Instruction. With all pictures omitted, return verbatim the lines from the beginning of the records below through the line containing "be competent at".

--- begin Record set ---

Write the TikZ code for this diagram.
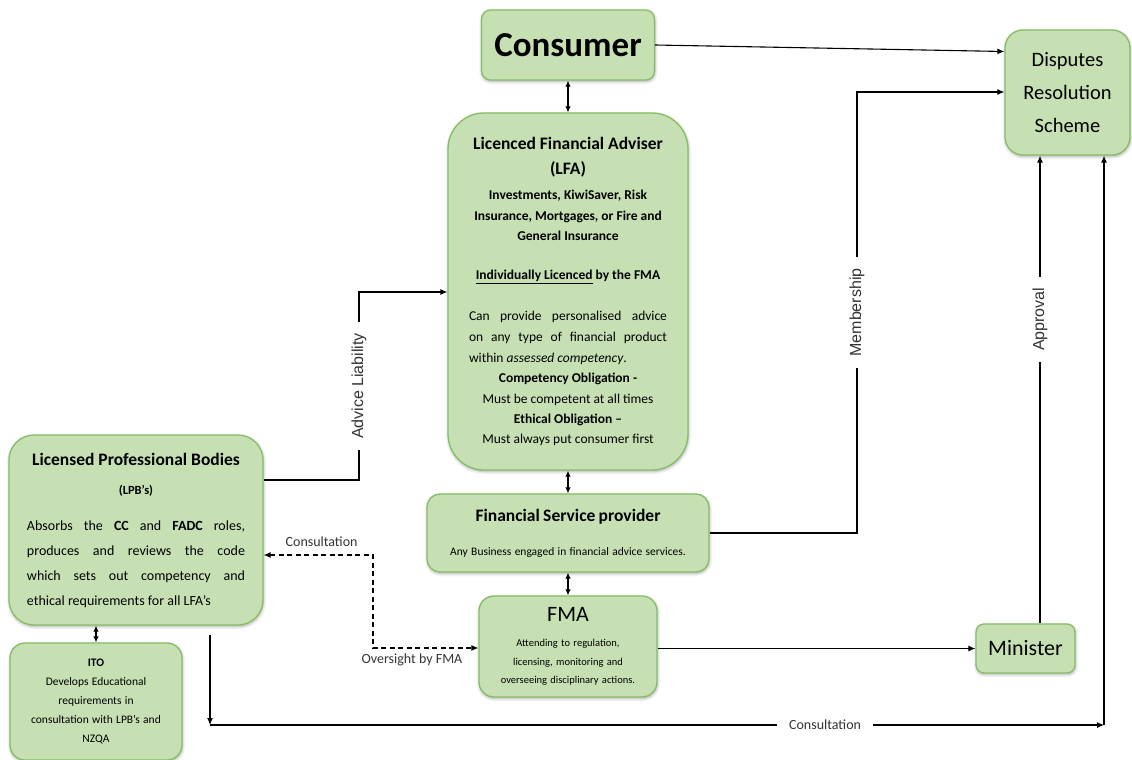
\documentclass[tikz,border=0pt]{standalone}
\usepackage{fontspec}
\setmainfont{Carlito}
\newfontfamily\arialfont{Liberation Sans}
\usepackage{xcolor}
\usepackage{tikz}
\usetikzlibrary{positioning}
\usetikzlibrary{shadows.blur}
\usetikzlibrary{arrows.meta}

\definecolor{boxfill}{HTML}{C6E0B4}
\definecolor{boxline}{HTML}{84BD63}
\definecolor{labelgray}{HTML}{333333}

\begin{document}
\begin{tikzpicture}[x=1pt,y=-1pt,
  greenbox/.style={draw=boxline, fill=boxfill, line width=1.3pt, inner sep=0pt,
    blur shadow={shadow xshift=0.5pt, shadow yshift=-1.5pt, shadow blur radius=3pt, shadow opacity=35}},
  arr/.style={line width=1.1pt, -{Latex[length=7pt,width=6pt]}},
  both/.style={line width=1.1pt, {Latex[length=6pt,width=5.5pt]}-{Latex[length=6pt,width=5.5pt]}},
  dasharr/.style={line width=1.1pt, dash pattern=on 5pt off 3.5pt, {Latex[length=7pt,width=6pt]}-{Latex[length=7pt,width=6pt]}},
  sidelbl/.style={fill=white, text=labelgray, inner xsep=11pt, inner ysep=1pt, rotate=90, font=\arialfont\fontsize{16}{19}\selectfont},
  flatlbl/.style={text=labelgray, inner sep=2pt, font=\fontsize{14}{16}\selectfont},
]

\useasboundingbox (0,0) rectangle (1132,760);

% Boxes
\node[greenbox, rounded corners=9pt, minimum width=173pt, minimum height=70pt] (consumer) at (568,45)
  {\fontsize{35}{40}\selectfont\bfseries Consumer};

\node[greenbox, rounded corners=36pt, minimum width=240pt, minimum height=357pt, text width=198pt, align=justify] (lfa) at (568,291.5) {%
  {\centering\bfseries\fontsize{17.5}{25}\selectfont Licenced Financial Adviser\\(LFA)\par}
  \vspace{4.5pt}
  {\centering\bfseries\fontsize{13.5}{20.5}\selectfont Investments, KiwiSaver, Risk\\Insurance, Mortgages, or Fire and\\General Insurance\par}
  \vspace{18.5pt}
  {\centering\bfseries\fontsize{13.5}{20.5}\selectfont \underline{Individually Licenced} by the FMA\par}
  \vspace{20.5pt}
  {\fontsize{13.5}{20.8}\selectfont Can provide personalised advice\linebreak on any type of financial product\linebreak within \textit{assessed competency}.\par}
  {\centering\fontsize{13.5}{20.3}\selectfont \textbf{Competency Obligation -}\\Must be competent at all times\\\textbf{Ethical Obligation –}\\Must always put consumer first\par}};

\node[greenbox, rounded corners=13pt, minimum width=282pt, minimum height=78pt, text width=270pt, align=center] (fsp) at (568,533) {%
  {\bfseries\fontsize{17.5}{21}\selectfont Financial Service provider\par}
  {\fontsize{11.5}{34}\selectfont Any Business engaged in financial advice services.\par}};

\node[greenbox, rounded corners=15pt, minimum width=178pt, minimum height=101pt, text width=160pt, align=center] (fma) at (568,646.5) {%
  {\fontsize{22}{26}\selectfont FMA\par}
  \vspace{6.5pt}
  {\fontsize{10.5}{18.5}\selectfont Attending to regulation,\\licensing, monitoring and\\overseeing disciplinary actions.\par}};

\node[greenbox, rounded corners=25pt, minimum width=254pt, minimum height=190pt, text width=218pt, align=justify] (lpb) at (136,530) {%
  {\centering\bfseries\fontsize{17.5}{21}\selectfont Licensed Professional Bodies\par}
  {\centering\bfseries\fontsize{12.5}{29}\selectfont (LPB’s)\par}
  \vspace{11pt}
  {\fontsize{14}{25}\selectfont Absorbs the \textbf{CC} and \textbf{FADC} roles,\linebreak produces and reviews the code\linebreak which sets out competency and\linebreak ethical requirements for all LFA’s\par}};

\node[greenbox, rounded corners=15pt, minimum width=172pt, minimum height=117pt, text width=165pt, align=center] (ito) at (96,701.5) {%
  {\fontsize{11.5}{19}\selectfont \textbf{ITO}\\Develops Educational\\requirements in\\consultation with LPB’s and\\NZQA\par}};

\node[greenbox, rounded corners=18pt, minimum width=125pt, minimum height=125pt, text width=120pt, align=center] (drs) at (1067.5,92.5) {%
  {\fontsize{20.5}{33}\selectfont Disputes\\Resolution\\Scheme\par}};

\node[greenbox, rounded corners=8pt, minimum width=99pt, minimum height=49pt] (minister) at (1025.5,648.5)
  {\fontsize{22}{26}\selectfont Minister};

% Bends of the connectors
\coordinate (mbend) at (857,92);
\coordinate (abend) at (359,292);
\coordinate (apx) at (1040,0);
\coordinate (dtop) at (373,555);
\coordinate (dbot) at (373,648);
\coordinate (cbl) at (210,725);
\coordinate (cbr) at (1104,725);

% Vertical links
\draw[both] (consumer.south) -- (lfa.north);
\draw[both] (lfa.south) -- (fsp.north);
\draw[both] (fsp.south) -- (fma.north);
\draw[both] (lpb.south -| ito.north) -- (ito.north);

% Links to the disputes scheme
\draw[arr] (consumer.east) -- ([yshift=41pt]drs.west);
\draw[arr] (fsp.east) -| node[pos=0.75, sidelbl]{Membership} (mbend) -- (mbend -| drs.west);
\draw[arr] (minister.north -| apx) -- node[pos=0.65, sidelbl]{Approval} (drs.south -| apx);
\draw[arr] (fma.east |- minister.west) -- (minister.west);

% Links from the professional bodies
\draw[arr] ([yshift=50pt]lpb.east) -| node[pos=0.75, sidelbl]{Advice Liability} (abend) -- (abend -| lfa.west);
\draw[dasharr] (lpb.east |- dtop) -- node[pos=0.53, above=6pt, flatlbl]{Consultation} (dtop) -- (dbot)
  -- node[pos=0.37, below=3pt, flatlbl]{Oversight by FMA} (dbot -| fma.west);

% Consultation along the bottom
\draw[arr] ([yshift=-9pt]lpb.south -| cbl) -- (cbl);
\draw[arr] (cbl) -- node[pos=0.688, fill=white, inner xsep=12pt, inner ysep=1pt, text=labelgray, font=\fontsize{14}{16}\selectfont]{Consultation} (cbr);
\draw[arr] (cbr) -- (drs.south -| cbr);

\end{tikzpicture}
\end{document}
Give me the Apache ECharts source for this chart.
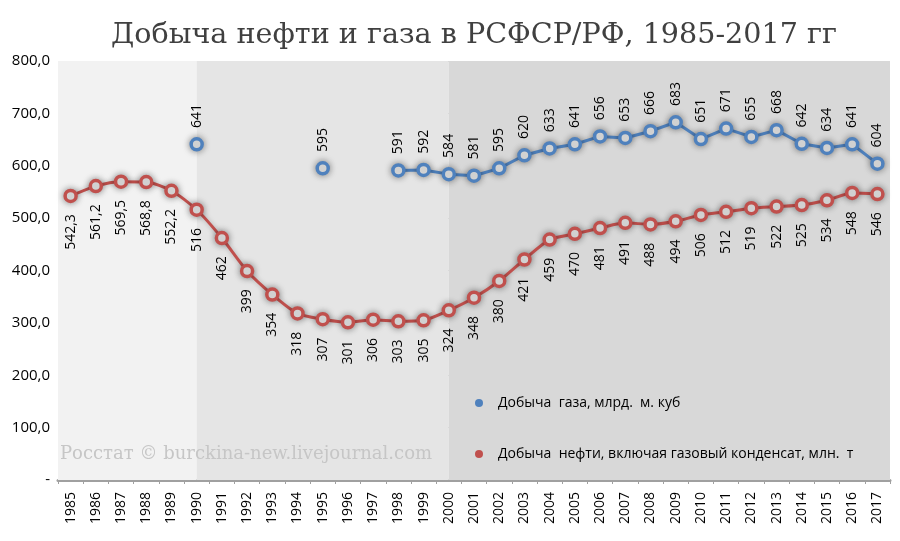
<!DOCTYPE html>
<html><head><meta charset="utf-8">
<script src="https://cdn.jsdelivr.net/npm/echarts@6/dist/echarts.min.js"></script>
<style>html,body{margin:0;padding:0;background:#fff}#c{width:900px;height:541px}</style>
</head><body><div id="c"></div>
<script>
const years = ['1985','1986','1987','1988','1989','1990','1991','1992','1993','1994','1995','1996','1997','1998','1999','2000','2001','2002','2003','2004','2005','2006','2007','2008','2009','2010','2011','2012','2013','2014','2015','2016','2017'];
const gas = [null,null,null,null,null,641,null,null,null,null,595,null,null,591,592,584,581,595,620,633,641,656,653,666,683,651,671,655,668,642,634,641,604];
const oil = [542.3,561.2,569.5,568.8,552.2,516,462,399,354,318,307,301,306,303,305,324,348,380,421,459,470,481,491,488,494,506,512,519,522,525,534,548,546];
const gasName = 'Добыча  газа, млрд.  м. куб';
const oilName = 'Добыча  нефти, включая газовый конденсат, млн.  т';
const yTicks = ['-','100,0','200,0','300,0','400,0','500,0','600,0','700,0','800,0'];
const bands = [[-0.5,5,'#f2f2f2'],[5,15,'#e5e5e5'],[15,32.5,'#d8d8d8']];

const chart = echarts.init(document.getElementById('c'), null, {renderer:'canvas'});
const fmt = v => String(v).replace('.', ',');
const markerStyle = (c) => ({color:'#fff', borderColor:c, borderWidth:3.5, shadowColor:'rgba(0,0,0,0.4)', shadowBlur:7});
chart.setOption({
  animation:false,
  title:{text:'Добыча нефти и газа в РСФСР/РФ, 1985-2017 гг', left:106, top:16,
    textStyle:{fontFamily:'DejaVu Serif', fontWeight:'normal', fontSize:28.6, color:'#404040'}},
  legend:{orient:'vertical', left:470, top:391, itemGap:37, icon:'circle', itemWidth:8, itemHeight:8,
    textStyle:{fontFamily:'Open Sans', fontSize:14, color:'#000', padding:[0,0,0,10]},
    data:[{name:gasName, itemStyle:{color:'#4f81bd', borderWidth:0}},
          {name:oilName, itemStyle:{color:'#c0504d', borderWidth:0}}]},
  graphic:[{type:'text', left:60, top:445, z:100,
    style:{text:'Росстат © burckina-new.livejournal.com', fontFamily:'DejaVu Serif', fontSize:18, fill:'#c6c6c6'}}],
  grid:{left:58, right:10, top:61, bottom:61},
  xAxis:[{type:'category', data:years, boundaryGap:true,
    axisLine:{lineStyle:{color:'#a0a0a0', width:3}},
    axisTick:{show:true, length:4, lineStyle:{color:'#a0a0a0'}},
    axisLabel:{rotate:90, interval:0, fontFamily:'Open Sans', fontSize:14, color:'#000', margin:12}},
   {type:'value', min:-0.5, max:32.5, show:false}],
  yAxis:{type:'value', min:0, max:800, interval:100,
    axisLine:{show:false}, axisTick:{show:false},
    axisLabel:{fontFamily:'Open Sans', fontSize:15, color:'#000', margin:8,
      formatter:(v)=>yTicks[Math.round(v/100)]},
    splitLine:{lineStyle:{color:'#b0b0b0', type:[8,5], width:1}}},
  series:[
    {type:'line', xAxisIndex:1, data:[], silent:true, z:0,
      markArea:{silent:true, itemStyle:{opacity:1},
        data:bands.map(b=>[{xAxis:b[0], itemStyle:{color:b[2]}},{xAxis:b[1]}])}},
    {name:gasName, type:'line', data:gas, connectNulls:false, color:'#4f81bd',
      lineStyle:{width:3, color:'#4f81bd', shadowColor:'rgba(0,0,0,0.25)', shadowBlur:5}, symbol:'circle', symbolSize:11,
      itemStyle:markerStyle('#4f81bd'),
      label:{show:true, position:'top', rotate:90, align:'left', verticalAlign:'middle', distance:9,
        fontFamily:'Open Sans', fontSize:14, color:'#000', formatter:p=>fmt(p.value)}},
    {name:oilName, type:'line', data:oil, smooth:0.25, color:'#c0504d',
      lineStyle:{width:3, color:'#c0504d', shadowColor:'rgba(0,0,0,0.25)', shadowBlur:5}, symbol:'circle', symbolSize:11,
      itemStyle:markerStyle('#c0504d'),
      label:{show:true, position:'bottom', rotate:90, align:'right', verticalAlign:'middle', distance:11,
        fontFamily:'Open Sans', fontSize:14, color:'#000', formatter:p=>fmt(p.value)}}
  ]
});
</script></body></html>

--- end Record set ---

Worked answer.
Write the TikZ code for this diagram.
\documentclass[tikz,border=0pt]{standalone}
\usepackage{fontspec}
\setmainfont{Carlito}
\newfontfamily\arialfont{Liberation Sans}
\usepackage{xcolor}
\usepackage{tikz}
\usetikzlibrary{positioning}
\usetikzlibrary{shadows.blur}
\usetikzlibrary{arrows.meta}

\definecolor{boxfill}{HTML}{C6E0B4}
\definecolor{boxline}{HTML}{84BD63}
\definecolor{labelgray}{HTML}{333333}

\begin{document}
\begin{tikzpicture}[x=1pt,y=-1pt,
  greenbox/.style={draw=boxline, fill=boxfill, line width=1.3pt, inner sep=0pt,
    blur shadow={shadow xshift=0.5pt, shadow yshift=-1.5pt, shadow blur radius=3pt, shadow opacity=35}},
  arr/.style={line width=1.1pt, -{Latex[length=7pt,width=6pt]}},
  both/.style={line width=1.1pt, {Latex[length=6pt,width=5.5pt]}-{Latex[length=6pt,width=5.5pt]}},
  dasharr/.style={line width=1.1pt, dash pattern=on 5pt off 3.5pt, {Latex[length=7pt,width=6pt]}-{Latex[length=7pt,width=6pt]}},
  sidelbl/.style={fill=white, text=labelgray, inner xsep=11pt, inner ysep=1pt, rotate=90, font=\arialfont\fontsize{16}{19}\selectfont},
  flatlbl/.style={text=labelgray, inner sep=2pt, font=\fontsize{14}{16}\selectfont},
]

\useasboundingbox (0,0) rectangle (1132,760);

% Boxes
\node[greenbox, rounded corners=9pt, minimum width=173pt, minimum height=70pt] (consumer) at (568,45)
  {\fontsize{35}{40}\selectfont\bfseries Consumer};

\node[greenbox, rounded corners=36pt, minimum width=240pt, minimum height=357pt, text width=198pt, align=justify] (lfa) at (568,291.5) {%
  {\centering\bfseries\fontsize{17.5}{25}\selectfont Licenced Financial Adviser\\(LFA)\par}
  \vspace{4.5pt}
  {\centering\bfseries\fontsize{13.5}{20.5}\selectfont Investments, KiwiSaver, Risk\\Insurance, Mortgages, or Fire and\\General Insurance\par}
  \vspace{18.5pt}
  {\centering\bfseries\fontsize{13.5}{20.5}\selectfont \underline{Individually Licenced} by the FMA\par}
  \vspace{20.5pt}
  {\fontsize{13.5}{20.8}\selectfont Can provide personalised advice\linebreak on any type of financial product\linebreak within \textit{assessed competency}.\par}
  {\centering\fontsize{13.5}{20.3}\selectfont \textbf{Competency Obligation -}\\Must be competent at all times\\\textbf{Ethical Obligation –}\\Must always put consumer first\par}};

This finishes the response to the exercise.